Voir 2 autres jugements sur le dossier des risques littoraux
Environ 120 permis de construire de maisons délivrés par an sur l’île de Ré
Ré à la Hune a fait un point avec la CdC sur les permis de construire instruits depuis un peu plus d’un an : « Nous nous sommes aperçus que les statistiques régulièrement communiquées par l’Etat sur les permis de construire entretiennent une certaine confusion, car il s’agit en fait d’actes administratifs d’urbanisme qui amalgament sans distinction des permis d’aménager, de démolir, des demandes préalables, des certificats d’urbanisme et enfin toutes sortes de permis de construire y compris de garages, de piscines ou encore de chambres », explique le Président.
Ainsi depuis octobre 2014, le service instructeur de la CdC a reçu environ 1000 documents d’urbanisme (25 % environ en zone PPRL), dont 150 concernent des prolongations de délais, actes purement administratifs.
Sur les 850 demandes, 450 ne sont que des certificats d’urbanisme, permis d’aménager, de démolir, qui ne sont donc pas des demandes de permis de construire.

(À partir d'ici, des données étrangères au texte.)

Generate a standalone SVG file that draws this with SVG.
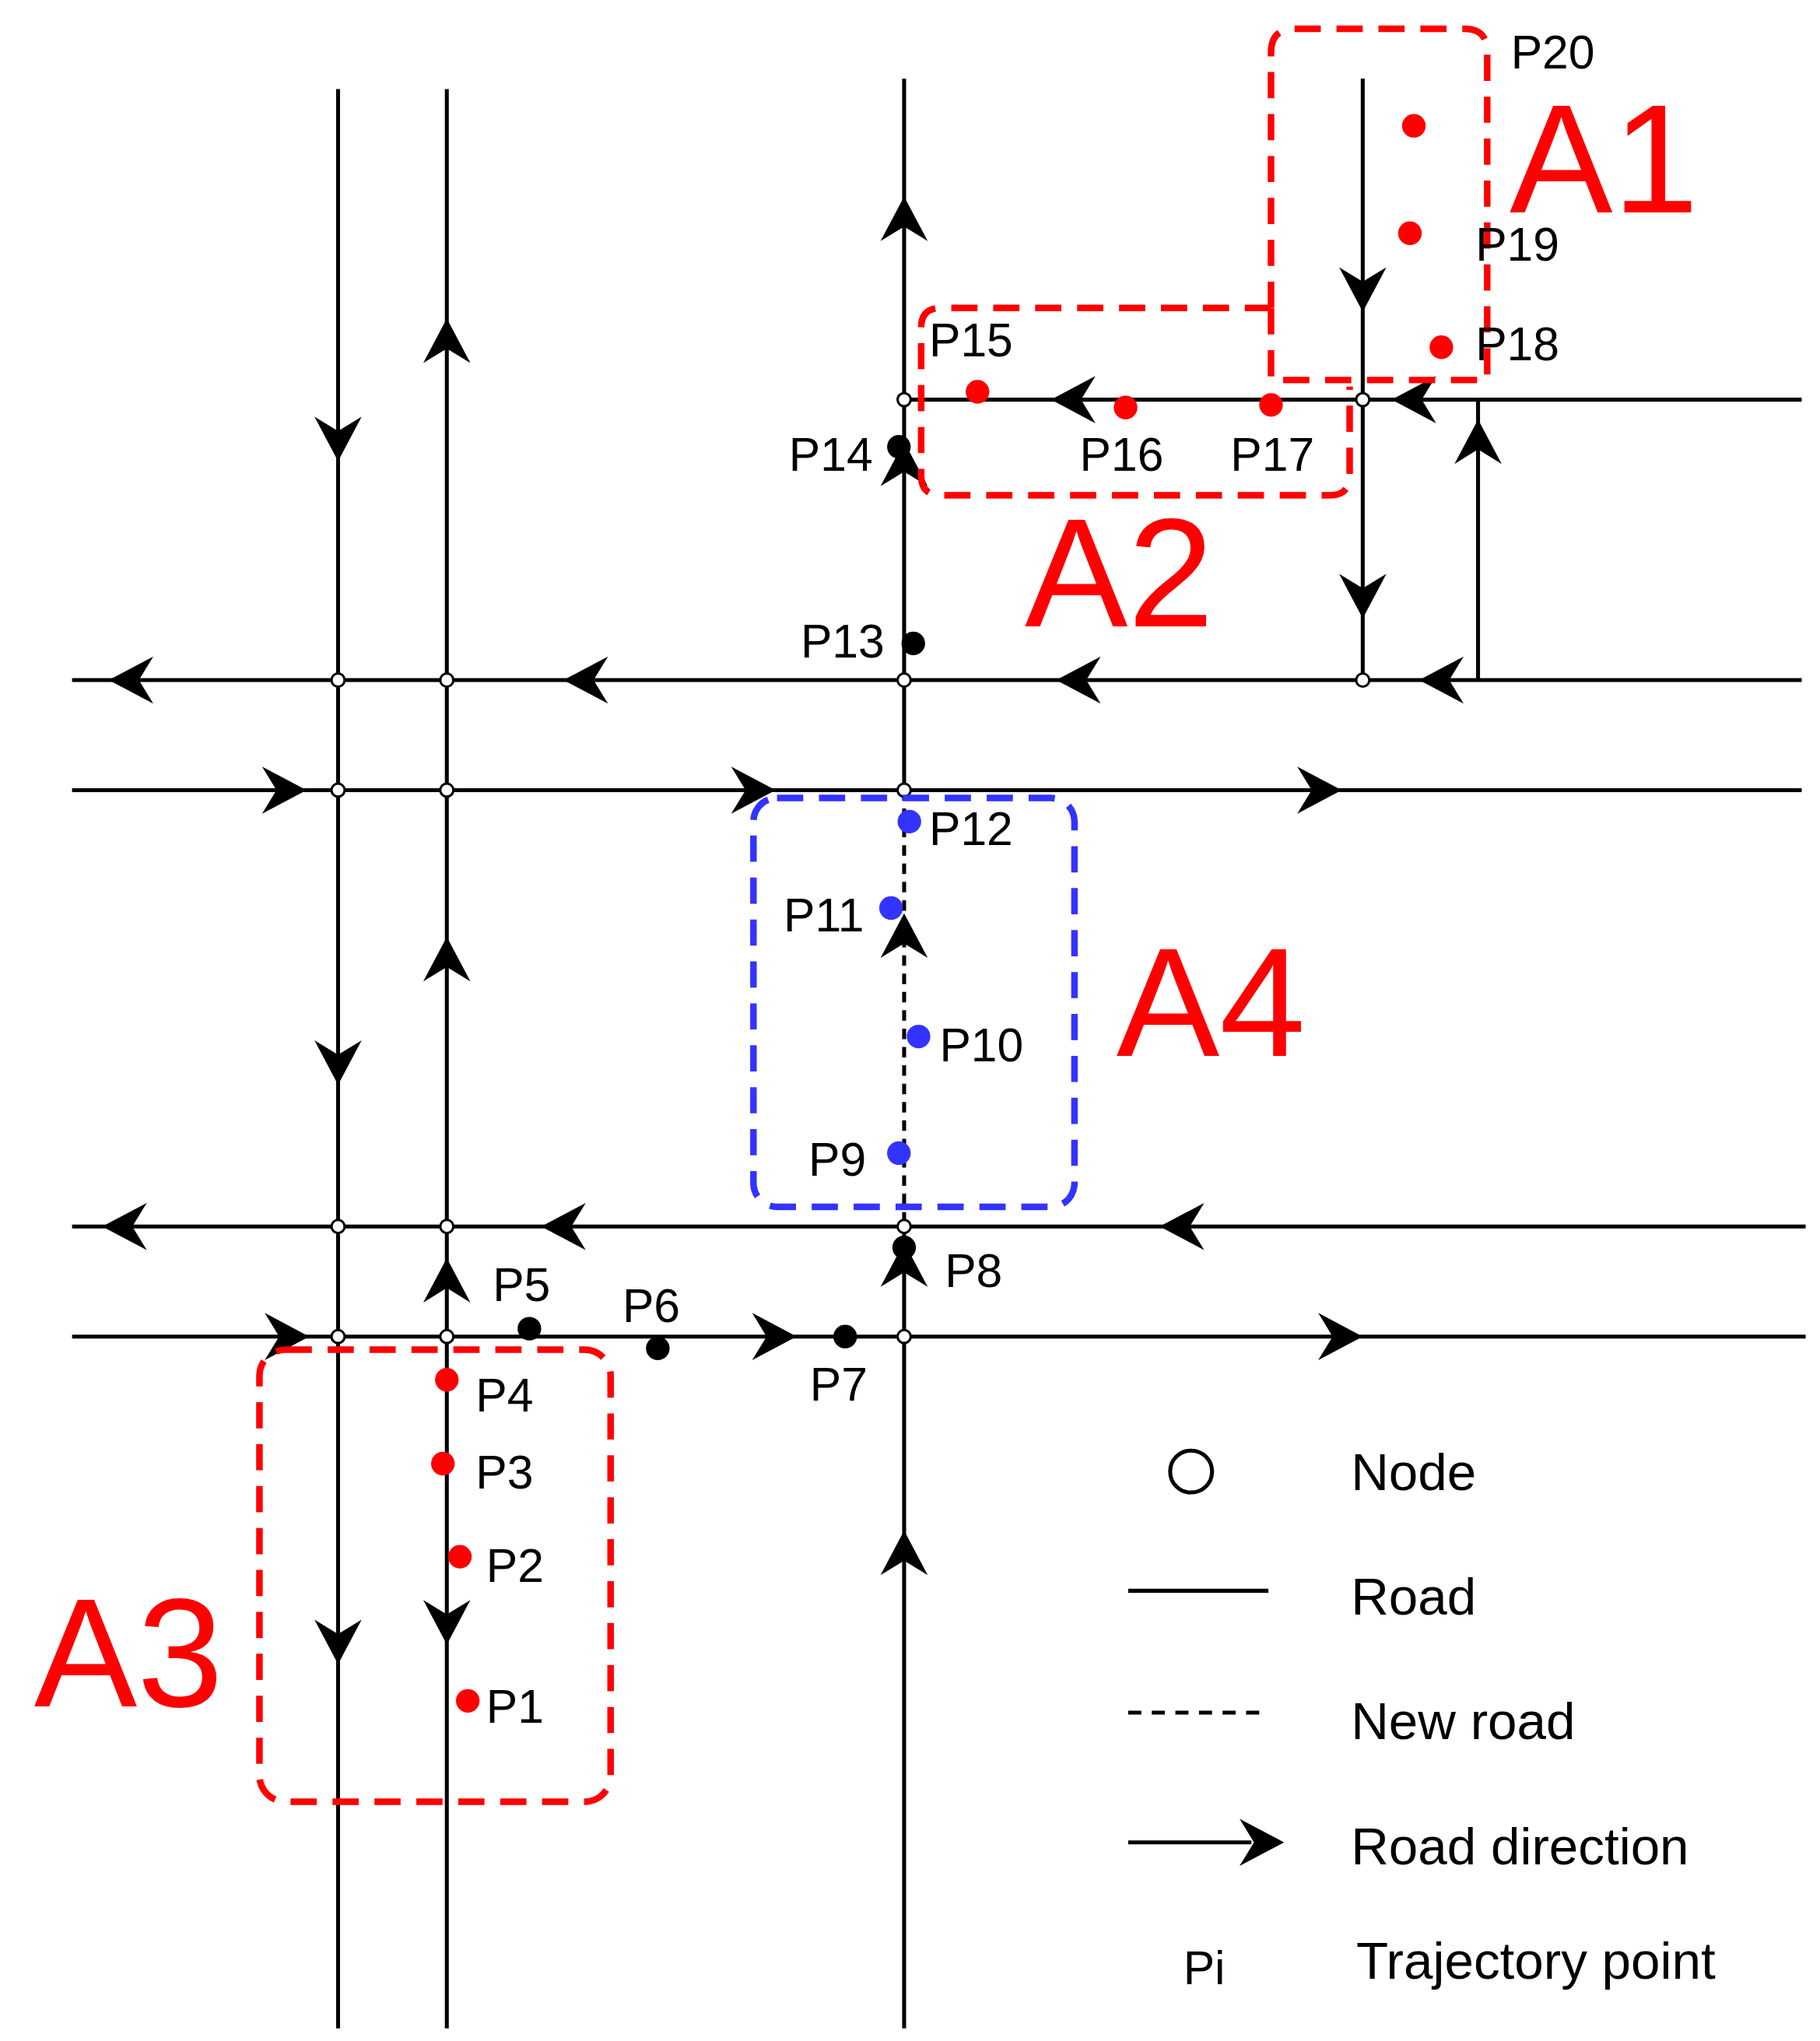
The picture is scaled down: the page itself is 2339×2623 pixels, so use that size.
<svg xmlns="http://www.w3.org/2000/svg" xmlns:xlink="http://www.w3.org/1999/xlink" width="2339" height="2623" viewBox="0 0 2339 2623">
<style>
.rd{stroke:#000;stroke-width:3;fill:none}
.nd{fill:#fff;stroke:#000;stroke-width:1.8}
.lb{font-family:"Liberation Sans",Arial,sans-serif;font-size:36px;fill:#000}
.big{font-family:"Liberation Sans",Arial,sans-serif;font-size:118px;fill:#f00}
.rb{stroke:#f00;stroke-width:5;fill:none;stroke-dasharray:20,12}
.bb{stroke:#33f;stroke-width:5;fill:none;stroke-dasharray:20,12}
.r{fill:#f00}.b{fill:#33f}.k{fill:#000}
</style>
<defs><path id="ah" d="M0,0 L-34,-18 L-23,0 L-34,18Z" fill="#000"/></defs>
<rect width="2339" height="2623" fill="#fff"/>
<g transform="scale(1.684)">
<g id="connectors">
<path class="rd" d="M258,68V1548M341,68V1548M690,60V603M690,936V1548M1040,60V519M1128,305V519M690,305H1375M55,519H1375M55,603H1375M55,936H1378M55,1020H1378"/>
<path d="M690,603V936" stroke="#000" stroke-width="3" stroke-dasharray="8,6"/>
<use xlink:href="#ah" transform="translate(258,352) rotate(90)"/>
<use xlink:href="#ah" transform="translate(258,828) rotate(90)"/>
<use xlink:href="#ah" transform="translate(258,1270) rotate(90)"/>
<use xlink:href="#ah" transform="translate(341,243) rotate(-90)"/>
<use xlink:href="#ah" transform="translate(341,715) rotate(-90)"/>
<use xlink:href="#ah" transform="translate(341,960) rotate(-90)"/>
<use xlink:href="#ah" transform="translate(341,1255) rotate(90)"/>
<use xlink:href="#ah" transform="translate(690,150) rotate(-90)"/>
<use xlink:href="#ah" transform="translate(690,337) rotate(-90)"/>
<use xlink:href="#ah" transform="translate(690,697) rotate(-90)"/>
<use xlink:href="#ah" transform="translate(690,948) rotate(-90)"/>
<use xlink:href="#ah" transform="translate(690,1168) rotate(-90)"/>
<use xlink:href="#ah" transform="translate(1040,238) rotate(90)"/>
<use xlink:href="#ah" transform="translate(1040,472) rotate(90)"/>
<use xlink:href="#ah" transform="translate(1128,320) rotate(-90)"/>
<use xlink:href="#ah" transform="translate(802,305) rotate(180)"/>
<use xlink:href="#ah" transform="translate(1062,305) rotate(180)"/>
<use xlink:href="#ah" transform="translate(83,519) rotate(180)"/>
<use xlink:href="#ah" transform="translate(430,519) rotate(180)"/>
<use xlink:href="#ah" transform="translate(806,519) rotate(180)"/>
<use xlink:href="#ah" transform="translate(1083,519) rotate(180)"/>
<use xlink:href="#ah" transform="translate(234,603)"/>
<use xlink:href="#ah" transform="translate(592,603)"/>
<use xlink:href="#ah" transform="translate(1024,603)"/>
<use xlink:href="#ah" transform="translate(78,936) rotate(180)"/>
<use xlink:href="#ah" transform="translate(413,936) rotate(180)"/>
<use xlink:href="#ah" transform="translate(885,936) rotate(180)"/>
<use xlink:href="#ah" transform="translate(236,1020)"/>
<use xlink:href="#ah" transform="translate(608,1020)"/>
<use xlink:href="#ah" transform="translate(1040,1020)"/>
</g>
<g id="nodes">
<circle class="nd" cx="690" cy="305" r="5"/><circle class="nd" cx="1040" cy="305" r="5"/>
<circle class="nd" cx="258" cy="519" r="5"/><circle class="nd" cx="341" cy="519" r="5"/><circle class="nd" cx="690" cy="519" r="5"/><circle class="nd" cx="1040" cy="519" r="5"/>
<circle class="nd" cx="258" cy="603" r="5"/><circle class="nd" cx="341" cy="603" r="5"/><circle class="nd" cx="690" cy="603" r="5"/>
<circle class="nd" cx="258" cy="936" r="5"/><circle class="nd" cx="341" cy="936" r="5"/><circle class="nd" cx="690" cy="936" r="5"/>
<circle class="nd" cx="258" cy="1020" r="5"/><circle class="nd" cx="341" cy="1020" r="5"/><circle class="nd" cx="690" cy="1020" r="5"/>
</g>
<g id="areas">
<path class="rb" d="M970,235V40Q970,22 988,22H1118Q1135,22 1135,40V290H970V235"/>
<path class="rb" d="M970,235H718Q703,235 703,250V363Q703,378 718,378H1015Q1030,378 1030,363V295"/>
<rect class="bb" x="575" y="609" width="245" height="312" rx="18"/>
<rect class="rb" x="198" y="1030" width="268" height="345" rx="20"/>
<text class="big" x="1152" y="162">A1</text>
<text class="big" x="782" y="478">A2</text>
<text class="big" x="26" y="1302">A3</text>
<text class="big" x="852" y="806">A4</text>
</g>
<g id="points">
<circle class="r" cx="1079" cy="96" r="9"/><circle class="r" cx="1076" cy="178" r="9"/><circle class="r" cx="1100" cy="265" r="9"/>
<circle class="r" cx="746" cy="299" r="9"/><circle class="r" cx="859" cy="311" r="9"/><circle class="r" cx="970" cy="309" r="9"/>
<circle class="r" cx="341" cy="1053" r="9"/><circle class="r" cx="338" cy="1117" r="9"/><circle class="r" cx="351" cy="1188" r="9"/><circle class="r" cx="357" cy="1298" r="9"/>
<circle class="k" cx="686" cy="341" r="9"/><circle class="k" cx="697" cy="491" r="9"/><circle class="k" cx="404" cy="1014" r="9"/><circle class="k" cx="502" cy="1029" r="9"/><circle class="k" cx="645" cy="1020" r="9"/><circle class="k" cx="690" cy="952" r="9"/>
<circle class="b" cx="694" cy="627" r="9"/><circle class="b" cx="680" cy="693" r="9"/><circle class="b" cx="701" cy="791" r="9"/><circle class="b" cx="686" cy="880" r="9"/>
<text class="lb" x="1153" y="52">P20</text><text class="lb" x="1126" y="199">P19</text><text class="lb" x="1126" y="275">P18</text>
<text class="lb" x="709" y="272">P15</text><text class="lb" x="602" y="359">P14</text><text class="lb" x="824" y="359">P16</text><text class="lb" x="939" y="359">P17</text>
<text class="lb" x="611" y="502">P13</text><text class="lb" x="709" y="645">P12</text><text class="lb" x="598" y="711">P11</text><text class="lb" x="717" y="810">P10</text><text class="lb" x="617" y="897">P9</text>
<text class="lb" x="721" y="982">P8</text><text class="lb" x="376" y="993">P5</text><text class="lb" x="475" y="1009">P6</text><text class="lb" x="618" y="1069">P7</text>
<text class="lb" x="363" y="1077">P4</text><text class="lb" x="363" y="1136">P3</text><text class="lb" x="371" y="1207">P2</text><text class="lb" x="371" y="1315">P1</text>
</g>
<g id="legend">
<circle cx="909" cy="1123" r="16" fill="none" stroke="#000" stroke-width="3"/>
<path class="rd" d="M861,1214H968M861,1406H955"/>
<path d="M861,1307H968" stroke="#000" stroke-width="3" stroke-dasharray="10,8"/>
<use xlink:href="#ah" transform="translate(980,1406)"/>
<text class="lb" x="1031" y="1137" font-size="40" style="font-size:40px">Node</text>
<text class="lb" x="1031" y="1232" style="font-size:40px">Road</text>
<text class="lb" x="1031" y="1327" style="font-size:40px">New road</text>
<text class="lb" x="1031" y="1423" style="font-size:40px">Road direction</text>
<text class="lb" x="903" y="1514">Pi</text>
<text class="lb" x="1035" y="1510" style="font-size:40px">Trajectory point</text>
</g>
</g>
</svg>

Sur les 400 demandes de permis de construire reçues en un an pour l’île de Ré, 50 % concernent des extensions pour un garage, une chambre supplémentaire, etc. Seules 41 % de ces 400 demandes concernent des maisons, soit 180 demandes de permis de construire sur un peu plus d’un an.
Sur ces 180 demandes, le service instructeur de la CdC donne en moyenne un avis défavorable pour deux avis favorables (le Maire, seul signataire des permis de construire, suivant ou non cet avis), avec une démarche « assez tatillonne », plus que celle de l’Etat qui était à l’époque à la fois instructeur et contrôleur.
« Ce sont 120 à 130 maisons qui sont validées par an, soit moins de 10 par commune sur le nord de l’île de Ré et entre 10 et 20 par commune sur le sud de l’île de Ré, voilà la réalité de l’urbanisme sur l’île de Ré » conclut Lionel Quillet.